In February 2010, Judge John Leonardo found that Arpaio "misused the power of his office to target members of the (Board of Supervisors) for criminal investigation".
Arpaio was investigated for politically motivated and "bogus" prosecutions, which a former US Attorney called "utterly unacceptable."
Some targets from Arpaio's "long list" of victims of alleged abuse of power include:
- Phil Gordon, Phoenix Mayor
- Dan Saban, Arpaio's 2004 and 2008 political opponent
- Terry Goddard, Arizona Attorney General
- David Smith, Maricopa County Manager
- The Maricopa County Board of Supervisors
- Barbara Mundell, Maricopa Superior Court Presiding Judge
- Anna Baca, former Maricopa Superior Court Presiding Judge
- Gary Donahoe, Maricopa Superior Court Criminal Presiding Judge
- Daniel Pochoda, ACLU attorney
- Sandra Dowling, former Maricopa County School Superintendent
- Mike Lacey, Editor for the Phoenix New Times
So far, the only person to be successfully prosecuted is Sandra Dowling, who was indicted on twenty-five felony counts but would up only pleading guilty to a single class-2 misdemeanor (Downing has since filed suit).

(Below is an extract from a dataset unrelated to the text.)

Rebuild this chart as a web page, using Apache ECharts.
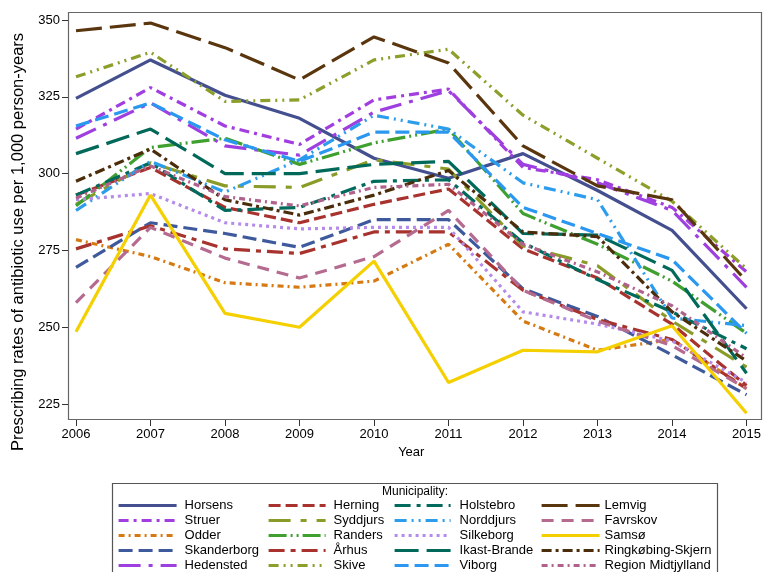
<!DOCTYPE html>
<html>
<head>
<meta charset="utf-8">
<script src="https://cdn.jsdelivr.net/npm/echarts@6/dist/echarts.min.js"></script>
<style>html,body{margin:0;padding:0;background:#fff;}#c{width:764px;height:572px;}</style>
</head>
<body>
<div id="c"></div>
<script>
const years = [2006, 2007, 2008, 2009, 2010, 2011, 2012, 2013, 2014, 2015];
const yTicks = [225, 250, 275, 300, 325, 350];

const names = ["Horsens","Struer","Odder","Skanderborg","Hedensted",
  "Herning","Syddjurs","Randers","Århus","Skive",
  "Holstebro","Norddjurs","Silkeborg","Ikast-Brande","Viborg",
  "Lemvig","Favrskov","Samsø","Ringkøbing-Skjern","Region Midtjylland"];

const horsens     = [324.5, 337, 325.5, 318, 305, 298.5, 306.5, 294.5, 281.5, 256];
const struer      = [314.5, 328, 315.5, 309.5, 324, 327.5, 302, 298, 289, 268];
const odder       = [278.5, 273, 264.5, 263, 265, 277, 252, 242.5, 246, 230];
const skanderborg = [269.5, 284, 280.5, 276, 285, 285, 262.5, 253.5, 241, 228];
const hedensted   = [311.5, 323, 309, 306, 320, 327, 303, 297, 288, 263];
const herning     = [293, 302, 289, 284, 290, 295, 275.5, 266, 251, 231];
const syddjurs    = [290, 303.5, 296, 295.5, 304.5, 301.5, 276.5, 270, 252, 237];
const randers     = [289.5, 308.5, 311.5, 303, 310, 314.5, 287, 277, 265, 248];
const aarhus      = [275.5, 283, 275.5, 274, 281, 281, 262, 252.5, 246, 230];
const skive       = [331.5, 339.5, 323.5, 324, 337, 340.5, 319, 305, 291, 269];
const holstebro   = [293, 303.5, 288, 289, 297.5, 298, 277.5, 265.5, 255, 243];
const norddjurs   = [288, 304, 294, 304.5, 319, 314.5, 297, 291.5, 253, 250.5];
const silkeborg   = [291.5, 293.5, 284, 282, 282.5, 282.5, 255, 251, 245.5, 232];
const ikastBrande = [306.5, 314.5, 300, 300, 303, 304, 280.5, 280, 268.5, 235];
const viborg      = [315.5, 323, 311, 304, 313.5, 313.5, 289, 280.5, 272, 248];
const lemvig      = [346.5, 349, 341, 330.5, 344.5, 336, 309, 296, 291.5, 265];
const favrskov    = [258, 282.5, 272.5, 266, 273, 288, 262, 252, 244, 230];
const samso       = [248.5, 293, 254.5, 250, 271.5, 232, 242.5, 242, 250.5, 222];
const ringkobing  = [297.5, 308, 291.5, 286.5, 293, 301, 281, 279.5, 255, 239];
const region      = [292, 302.5, 292.5, 289.5, 295.5, 296.5, 277, 268, 257, 240];

const values = [horsens, struer, odder, skanderborg, hedensted,
  herning, syddjurs, randers, aarhus, skive,
  holstebro, norddjurs, silkeborg, ikastBrande, viborg,
  lemvig, favrskov, samso, ringkobing, region];

const colors = ["#434F8E","#A23EE0","#D57A12","#3E5A9C","#9E3FE0",
  "#A8332E","#8A9B27","#3FA02F","#A8332E","#8C9F2A",
  "#006B5C","#2C9CEC","#B48BEA","#00695A","#2A97F0",
  "#5A360F","#B56B90","#F5D000","#4C2D0B","#B0618C"];

const dashes = ["solid",[10,5,3,5],[6,4,2,4],[14,6],[22,8,4,8],
  [12,5],[22,10,6,10],[18,4,2,4,2,4],[16,6,5,6],[10,5,2,5,2,5],
  [16,6,4,6],[12,5,2,5,2,5],[3,4],[24,8],[14,6],
  [26,8],[12,8],"solid",[10,4,3,4],[6,4,2,4]];

const series = names.map((n, i) => ({
  name: n,
  type: 'line',
  symbol: 'none',
  clip: false,
  data: years.map((y, j) => [y, values[i][j]]),
  lineStyle: { width: 3.2, type: dashes[i], color: colors[i], cap: 'butt' },
  itemStyle: { color: colors[i] },
  z: 2
}));

const colLeft = [117, 267, 393, 540];
const colW = [58, 57, 56, 58];
const colText = [183, 332, 458, 603];
const rowCenter = [506, 521, 536, 551, 566];
const legends = names.map((n, i) => {
  const col = Math.floor(i / 5), row = i % 5;
  return {
    orient: 'horizontal',
    left: colLeft[col],
    top: rowCenter[row] - 7,
    itemWidth: colW[col],
    itemHeight: 14,
    padding: 0,
    selectedMode: false,
    data: [n],
    itemStyle: { opacity: 0 },
    lineStyle: { width: 3.2 },
    textStyle: { fontFamily: 'Liberation Sans', fontSize: 13, color: '#000',
      padding: [0, 0, 0, colText[col] - colLeft[col] - colW[col] - 5] }
  };
});

const chart = echarts.init(document.getElementById('c'), null, { renderer: 'canvas' });
chart.setOption({
  animation: false,
  backgroundColor: '#fff',
  grid: { left: 76, right: 13, top: 20, bottom: 168, containLabel: false },
  xAxis: {
    type: 'value', min: 2006, max: 2015, interval: 1, offset: 16,
    name: 'Year', nameLocation: 'middle', nameGap: 26,
    nameTextStyle: { fontFamily: 'Liberation Sans', fontSize: 13, color: '#000' },
    axisLine: { show: false },
    axisTick: { show: true, length: 6, lineStyle: { color: '#333' } },
    axisLabel: { fontFamily: 'Liberation Sans', fontSize: 13, color: '#000', margin: 8, formatter: v => String(v) },
    splitLine: { show: false }
  },
  yAxis: {
    type: 'value', min: yTicks[0], max: yTicks[yTicks.length - 1], interval: 25, offset: 8,
    axisLine: { show: false },
    axisTick: { show: true, length: 6, lineStyle: { color: '#333' } },
    axisLabel: { fontFamily: 'Liberation Sans', fontSize: 13, color: '#000', margin: 8 },
    splitLine: { show: false }
  },
  legend: legends,
  series: series,
  graphic: [
    { type: 'rect', shape: { x: 68.5, y: 12.5, width: 693, height: 407 }, style: { fill: 'none', stroke: '#666', lineWidth: 1.2 }, z: 10, silent: true },
    { type: 'rect', shape: { x: 112.5, y: 483.5, width: 605, height: 100 }, style: { fill: 'none', stroke: '#555', lineWidth: 1.2 }, z: 10, silent: true },
    { type: 'text', x: 415, y: 492, style: { text: 'Municipality:', fontFamily: 'Liberation Sans', fontSize: 12, fill: '#000', textAlign: 'center', textVerticalAlign: 'middle' }, z: 10 },
    { type: 'text', x: 18, y: 242, rotation: Math.PI / 2, style: { text: 'Prescribing rates of antibiotic use per 1,000 person-years', fontFamily: 'Liberation Sans', fontSize: 16.5, fill: '#000', textAlign: 'center', textVerticalAlign: 'middle' }, z: 10 }
  ]
});
</script>
</body>
</html>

Arpaio has even targeted the presidency with frivolous investigations and false accusations.
Following the release of President Obama's long-form birth certificate, Arpaio held a press conference to declare that he, along with members of his volunteer posse (the same people responsible for the Steven Seagal fiasco) had determined that the birth certificate was a "computer-generated forgery."
Then because birtherism like that of Pat Boone and Donald Trump evidently wasn't enough for Arpaio, they also claimed that Obama's Selective Service card was also a forgery.
Much as was said of Wayne LaPierre, BTV's #1 most wanted infotainment instigator, Arpaio warrants the spot as the #1 most wanted elected instigator because he isn't just a panderer or a blowhard. Arpaio is dangerous; the unholy union of a wannabe cowboy and a defiant child, who believes his badge gives him the right to do whatever the hell he wants and to destroy anyone who dares to get in his way.
And if that is not deserving, not only of being the #1 most wanted elected instigator, but the #1 most wanted instigator of any variety (yes, even more so than Wayne LaPierre), I don't know what is.